Amazon S3
Overview
Section titled “Overview”An S3 source is identified by a bucket, an object key, and an optional version. Terragrunt reads the object’s metadata to derive a cache key, preferring a real content checksum over the weaker ETag.
The cheap probe
Section titled “The cheap probe”The probe Terragrunt uses to attempt to avoid fetching S3 sources is a HeadObject call with checksum mode enabled. It reads the object’s stored checksum, preferring the strongest available in this order:
- SHA-256
- CRC64NVME
- SHA-1
- CRC32C
- CRC32
ETag(last resort)
Cache key & deduplication
Section titled “Cache key & deduplication”When any checksum is available, the key is content-addressed, so the same object bytes reached through different URLs or buckets deduplicate to one stored tree. When only an ETag is available, the key is scoped to the URL, because a multipart ETag (<md5>-<n>) is not a content hash. File blobs are content-addressed in every case.
Cache miss
Section titled “Cache miss”If the object has neither a checksum nor an ETag, or the probe errors, Terragrunt downloads the object and keys the tree by the content hash of what it fetched.
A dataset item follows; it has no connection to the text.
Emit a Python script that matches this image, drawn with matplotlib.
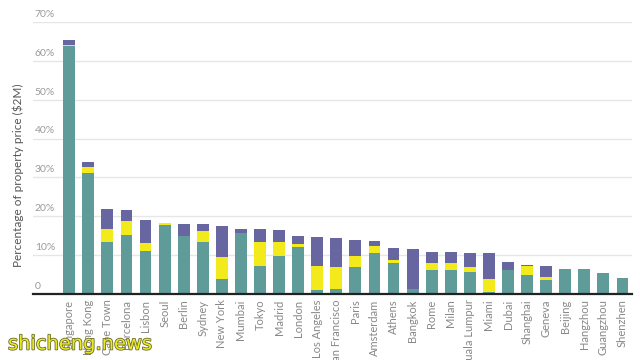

A fresh probe key that is not yet stored also downloads, then stores the tree under that key so the next run hits.
Cache hit
Section titled “Cache hit”When the probe returns a key already present in the store, Terragrunt links the cached tree with no download.
Fallback behavior
Section titled “Fallback behavior”Any AWS or network error makes the probe yield no key, and Terragrunt falls back to downloading and content-hashing the object.